Erst lag das Flussbett trocken, dann kam die Flut. Am 28. April 2018 stand der Hidroituango-Staudamm im Nordwesten Kolumbiens vor dem Kollaps. Die Staumauer war noch nicht fertig gestellt, da staute sich auf der größten Baustelle des Landes urplötzlich der Cauca-Fluss auf. Über Tage kam unterhalb der Talsperre vom „blonden Patron“, wie die Flussbewohner*innen den Cauca mit Ehrfurcht und Zuneigung nennen, nicht mehr als ein Rinnsal an. Oberhalb trat gleichzeitig der Fluss rasend schnell über die Ufer und sorgte für weiträumige Überschwemmungen. Zwei Wochen später brachen die Wassermassen durch einen Gebirgstunnel unter der Anlage. Flutwellen überrollten flussabwärts die nahe gelegene Ufersiedlung Puerto Valdivia. Der Stausee war vorzeitig und unkontrolliert geflutet worden. Über Wochen konnten die Behörden nicht garantieren, dass die noch im Bau befindliche Talsperre nicht auch unter dem Druck des Wassers brechen würde. In einer Region, die wie kaum eine andere unter der Gewalt in Kolumbien gelitten hat, mussten über 31.000 Menschen fluchtartig ihre Häuser verlassen – darunter viele Überlebende des bewaffneten Konflikts. Der Sachschaden beläuft sich auf gut 2,61 Milliarden US-Dollar.
Bald war klar: Der Projektbetreiber EPM hatte die Beinahe-Katastrophe durch gravierende Planungsfehler und übereilte Maßnahmen, die Geld und Zeit sparen sollten, verschuldet. Der enorme Strömungsdruck des Cauca hatte Teile der Decke eines Gebirgstunnel zum Einsturz gebracht, durch den der Fluss umgeleitet wurde, um in seinem Bett die Staumauer zu errichten. Die Trümmer verstopften den Durchfluss, das Wasser staute sich auf. Beschädigt wurde der Tunnel womöglich auch durch Baumstämme, die Starkregen zuvor tonnenweise von den Flussufern mitgerissen und zum Eingang des Stollens gespült hatte. Forstunternehmen, die im Auftrag von EPM die Steilhänge rodeten, hatten die Baumabfälle einfach an den Ufern entsorgt – entgegen der Umweltauflagen und Warnungen aus der Bevölkerung.

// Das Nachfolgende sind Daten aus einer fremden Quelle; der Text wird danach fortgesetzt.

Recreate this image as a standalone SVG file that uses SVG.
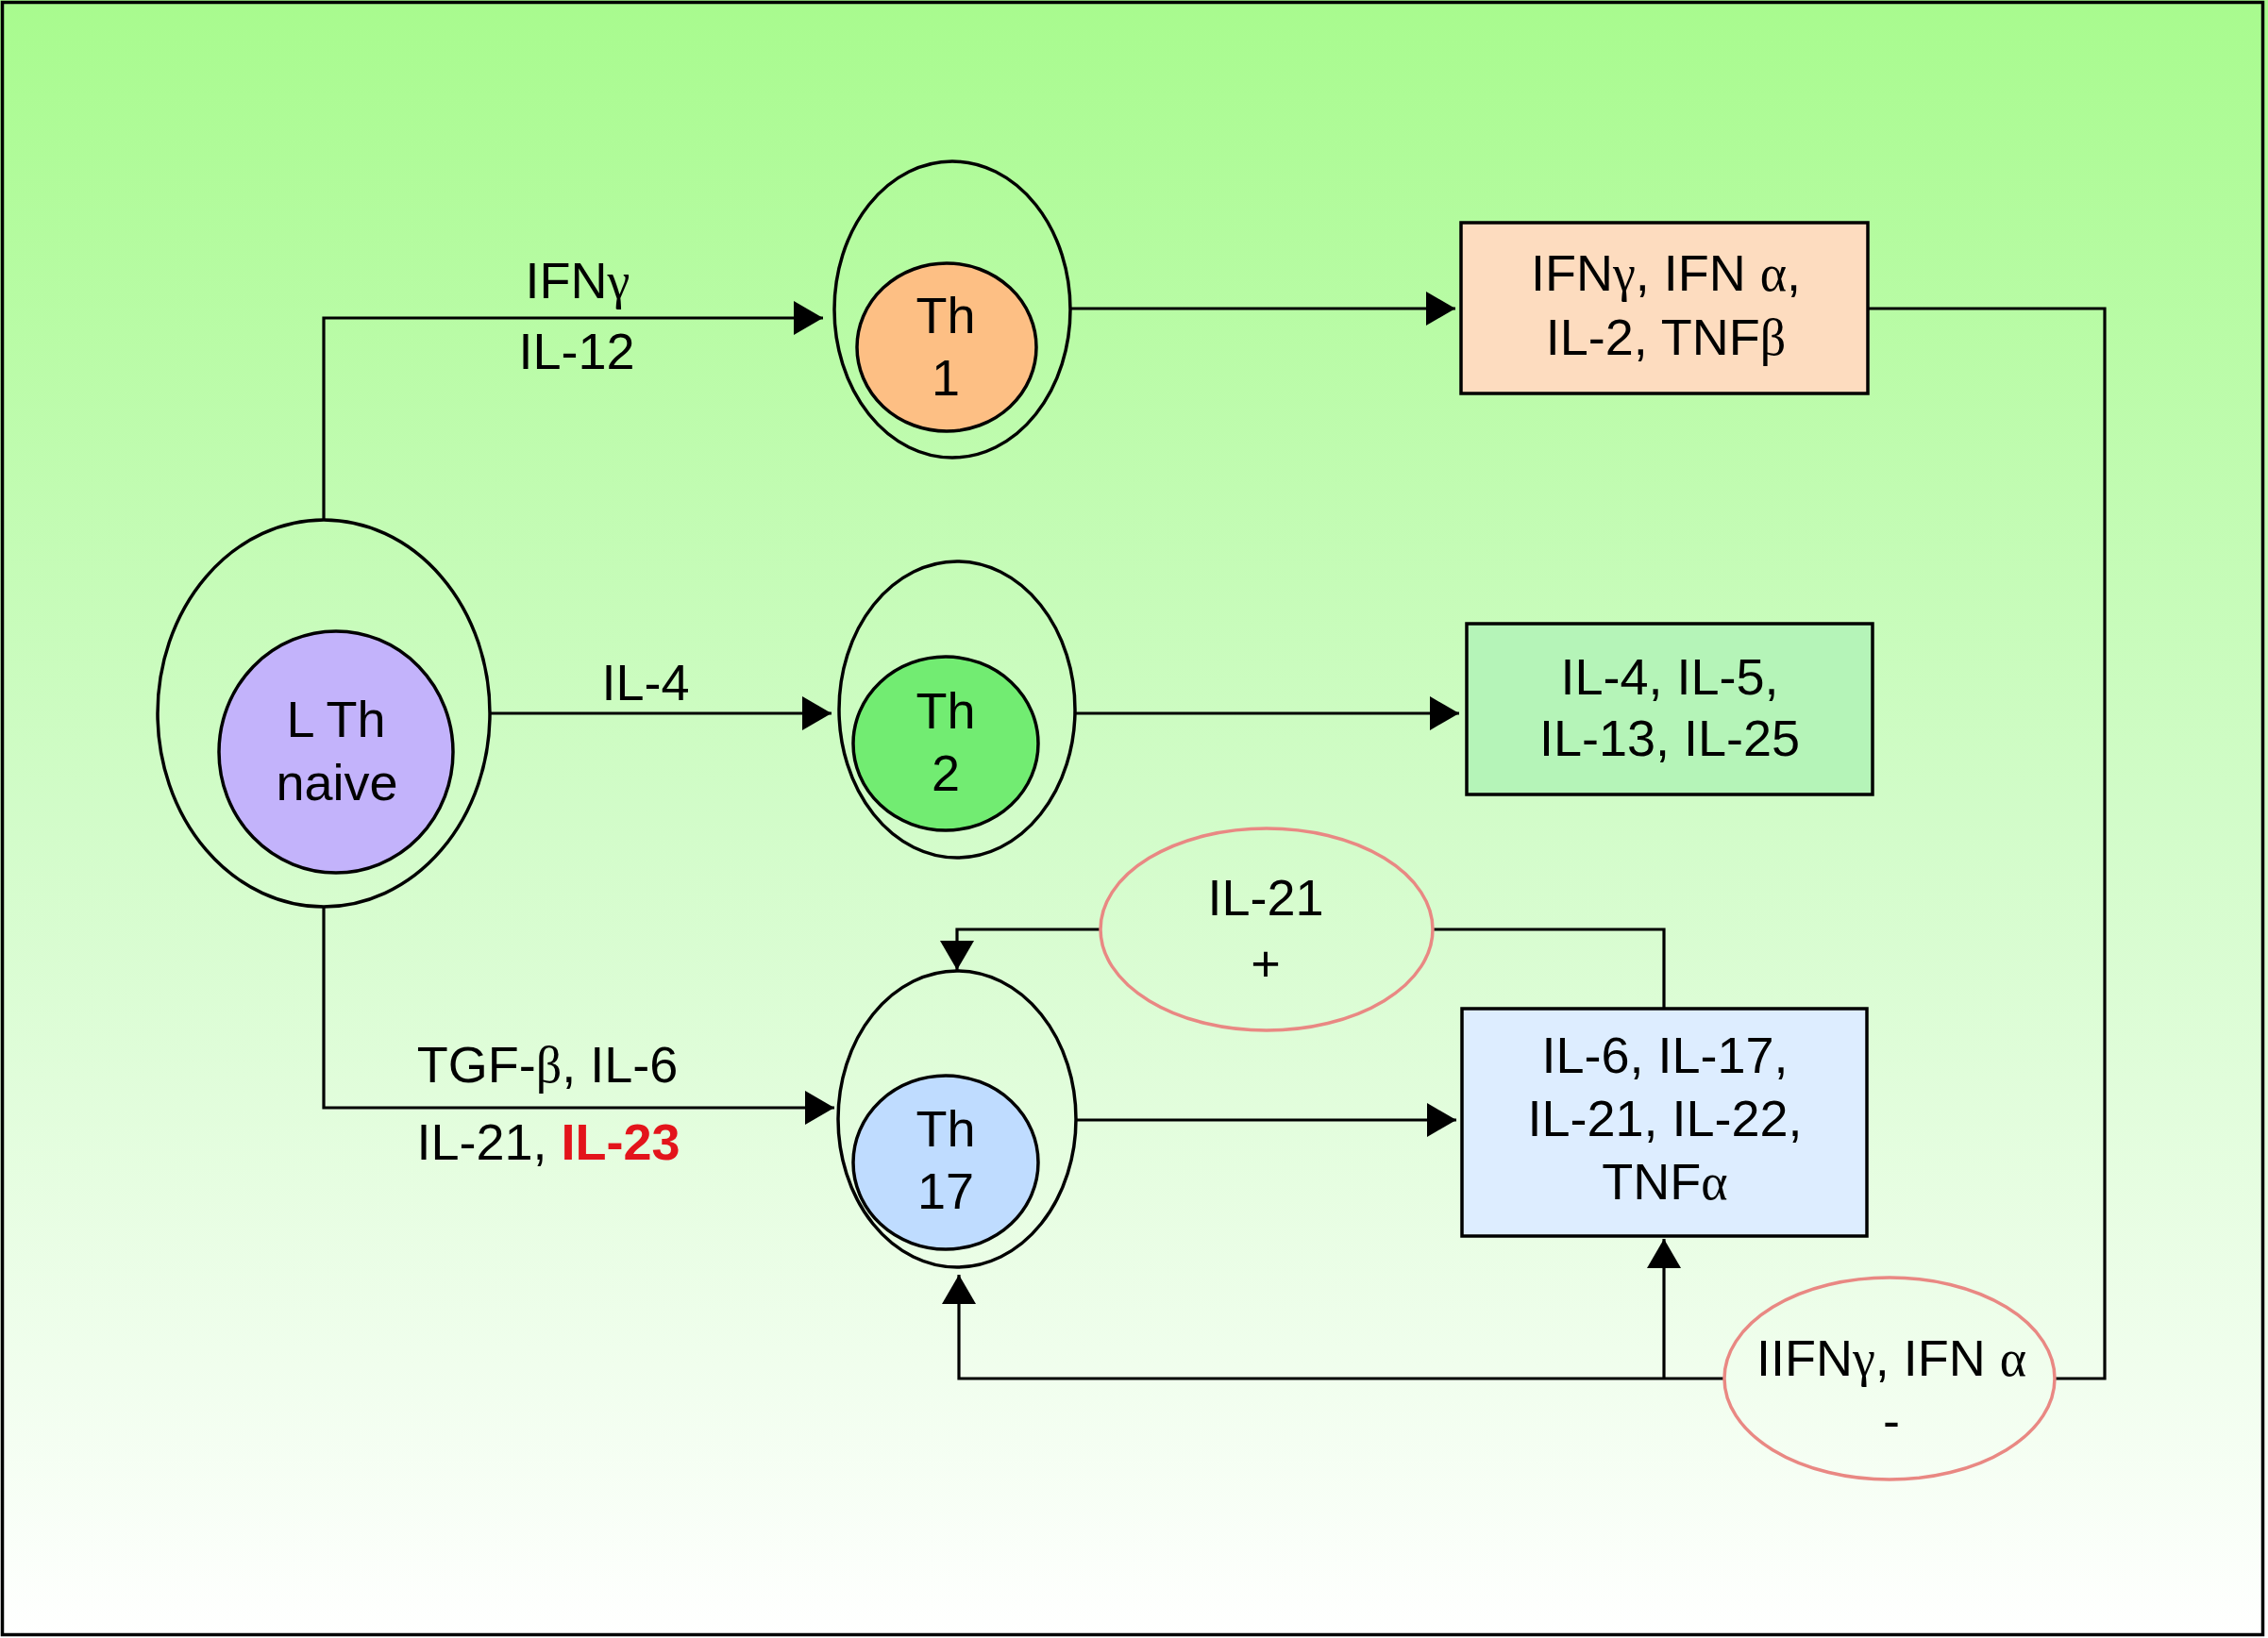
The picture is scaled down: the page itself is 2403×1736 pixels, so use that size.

Der Flussumleitungstunnel selbst war ohne Umweltgenehmigung gegraben worden, seine Konstruktionsweise ungeeignet, um der immens starken Strömung des Cauca standzuhalten, wie ein mit der Tunnelplanung beauftragtes Ingenieursbüro bereits vor Baubeginn warnte und ein internes, von EPM unter Verschluss gehaltenes Gutachten zu den Ursachen der Flutkatastrophe belegt. Die beiden Haupttunnel, durch die der Cauca zuvor jahrelang umgeleitet worden war, hatte EPM bereits zubetonieren lassen, um die für Juni 2018 geplante Inbetriebnahme der Anlage zu beschleunigen. Wohl aus Kostengründen hatte das Unternehmen – entgegen dem Rat seines eigenen Beraterstabes – darauf verzichtet, Schotten in den Tunneln einzubauen, die aufgestautes Wasser im Notfall hätten ableiten können.
Die Flutkatastrophe hat ins öffentliche Bewusstsein gerückt, worauf Betroffene seit Jahren hinweisen: Hidroituango ist verantwortlich für unzählige Menschenrechtsverletzungen, Sozial- und Umweltrechtsverstöße. Deutsche Unternehmen – darunter die staatseigene KfW-IPEX-Bank, Siemens, die Rückversicherer Munich Re und Hannover Re, der Druckluftspezialist Kaeser und der Kabelhersteller Südkabel – hat das nicht von einer Kooperation mit dem Projekt abgehalten. Während den Verantwortlichen in Kolumbien mittlerweile auf den Zahn gefühlt wird, leben unzählige Menschen in der Projektregion auch Ende 2021 noch unter prekären Bedingungen. Viele haben ihr gesamtes Hab und Gut und ihre Einkommensquellen verloren. Die meisten warten weiter vergeblich auf Wiedergutmachung, Zukunftsperspektiven, Wahrheit, Gerechtigkeit und Schutz vor neuer Gewalt.
Das Dossier dokumentiert zahlreiche Menschenrechtsverletzungen und Umweltschäden im Zusammenhang mit dem Hidroituango-Staudamm. Es zeiget ebenso auf, warum die daran beteiligten deutschen Unternehmen ihren Sorgfaltspflichten nicht ausreichend nachgekommen sind.